Devolution has stalled and the Government has hidden the starting handle.


© moniqca 2014 - Peter Liversidge sculpture, Yorkshire Sculpture Park

It is two years since the Government deadline for local areas to submit devolution proposals. Around 34 proposals were submitted but the Government wont tell us how things are progressing

The Government is neglecting its duty with regard to devolution. The Secretary of State has an obligation to provide annual reports to Parliament setting out progress on devolution across England as soon as possible after 31 March each year. This year’s report has yet to be published.

The Local Government Association (LGA) and a posse of the more assertive local authorities want to see this years report without further delay and are getting increasingly tetchy as it becomes clear that progress towards devolution has stalled.

There have been no new devolution deals announced in 18 months “despite many areas being keen to press forward with negotiations” says LGA. And while they welcome the appointment of new mayors for six of the combined authorities they are quick to point out that the elected mayor route is not the only possible model for devolution.

Council leaders, says LGA, have made it clear that they want to explore further options for the widespread transfer of powers and responsibilities to the whole of England in order to get on with boosting the economy at both a local and a national level. But the May government seems to have little appetite for beer and sandwiches at No.10 and devolution without elected mayors is conveniently not of the table so the ministerial diary remains unforgivingly full.

The Government might say they have a more pressing and important task in hand. But a government that can’t multitask cannot really claim to be a government. On the other hand the Prime Minister may be wary of raising the spectre of Brexit. For LGA and the foot soldiers of the Northern Powerhouse have made it clear that Brexit cannot simply mean a transfer of powers from Brussels to Westminster, Stormont, Cardiff and Holyrood.

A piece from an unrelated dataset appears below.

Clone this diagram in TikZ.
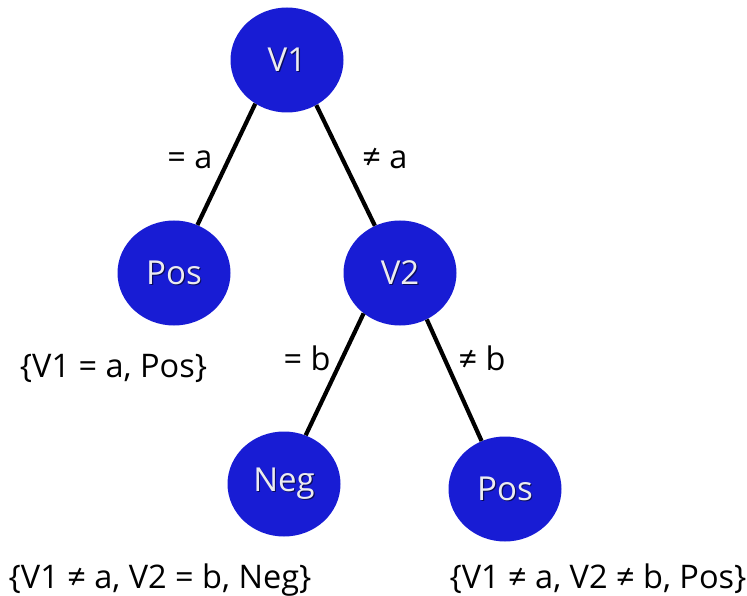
\documentclass[tikz,border=0pt]{standalone}
\usepackage{fontspec}
\setmainfont{Open Sans}
\usetikzlibrary{shapes.geometric}
\definecolor{nodeblue}{RGB}{24,28,212}
\definecolor{nodetext}{RGB}{236,236,240}
\definecolor{shadowc}{RGB}{10,12,90}
\newcommand{\nodelabel}[1]{\raisebox{-3pt}{\makebox[0pt]{\raisebox{-1.2pt}{\hspace{2.4pt}\textcolor{shadowc}{#1}}}\makebox[0pt]{\textcolor{nodetext}{#1}}}}
\begin{document}
\begin{tikzpicture}[x=1pt,y=-1pt,
  treenode/.style={ellipse,fill=nodeblue,minimum width=113pt,minimum height=105pt,inner sep=0pt,
    font=\fontsize{33}{38}\selectfont},
  edge/.style={line width=4.2pt,black},
  lbl/.style={font=\fontsize{32.5}{38}\selectfont,anchor=base,inner sep=0pt}]
\useasboundingbox (0,0) rectangle (747,596);
\node[treenode] (v1) at (287,60) {\nodelabel{V1}};
\node[treenode] (pos1) at (174,273) {\nodelabel{Pos}};
\node[treenode] (v2) at (400,273) {\nodelabel{V2}};
\node[treenode] (neg) at (284,484) {\nodelabel{Neg}};
\node[treenode] (pos2) at (505,489) {\nodelabel{Pos}};
\draw[edge] (v1.234) -- (pos1.64);
\draw[edge] (v1.303) -- (v2.118);
\draw[edge] (v2.228) -- (neg.66);
\draw[edge] (v2.300) -- (pos2.116);
\node[lbl] (la) at (190,169) {= a};
\node[lbl] (lna) at (385,169) {≠ a};
\node[lbl] (lb) at (307,370) {= b};
\node[lbl] (lnb) at (482,370) {≠ b};
\node[lbl] (t1) at (113.5,377) {\{V1 = a, Pos\}};
\node[lbl] (t2) at (160,588) {\{V1 ≠ a, V2 = b, Neg\}};
\node[lbl] (t3) at (598,588) {\{V1 ≠ a, V2 ≠ b, Pos\}};
\end{tikzpicture}
\end{document}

Brexit says LGA must lead to new legislative freedoms, flexibilities and economic opportunities for local government all over the nation. And the “how” and “when” of that process must be discussed and agreed now, while the detail of the whole thing is being thrashed out.

On 31 August, while the House of Commons was still on its summer break, a group of Yorkshire councils including Barnsley, Bradford, Calderdale, Craven, Doncaster, East Riding of Yorkshire, Hambleton, Harrogate, Hull, Kirklees, Leeds, North Yorkshire, Richmondshire, Ryedale, Scarborough, Selby and York met, not for the first time, to “discuss the future of our great county and to reconfirm our commitment to progress a One Yorkshire devolution deal”. The press announcement described this initiative as ‘a coalition of the willing’.

In a bravura show of unanimity all the Councils present agreed that One Yorkshire is the way to go. “We are confident that given the right deal and the right funding, Yorkshire can finally complete the missing piece in the Northern Powerhouse project benefiting Yorkshire, the North and the whole country in the process” said a spokesperson.

The One Yorkshire initiative has gone far beyond the talking stage. Officers have been tasked to work with stakeholders, MPs, businesses, unions and political groups to develop proposals for One Yorkshire. And they are “seeking an urgent meeting with Ministers to discuss how best we can work as partners to progress a One Yorkshire devolution deal and obtain clarity on the Government's position."

One Yorkshire are not the only group looking for clarity and some serious get round the table time. The government should heed the Councils and LGA and do what they are being asked to do speedily and with good grace. The chances that the final Brexit deal, whatever that deal may be, will please everyone are vanishingly small. It seems certain therefore that the government is going to need friends in a post Brexit world and must find them where it can. Friends in the north, well organised and pragmatic friends, friends with a history of trading horses, might be just the thing.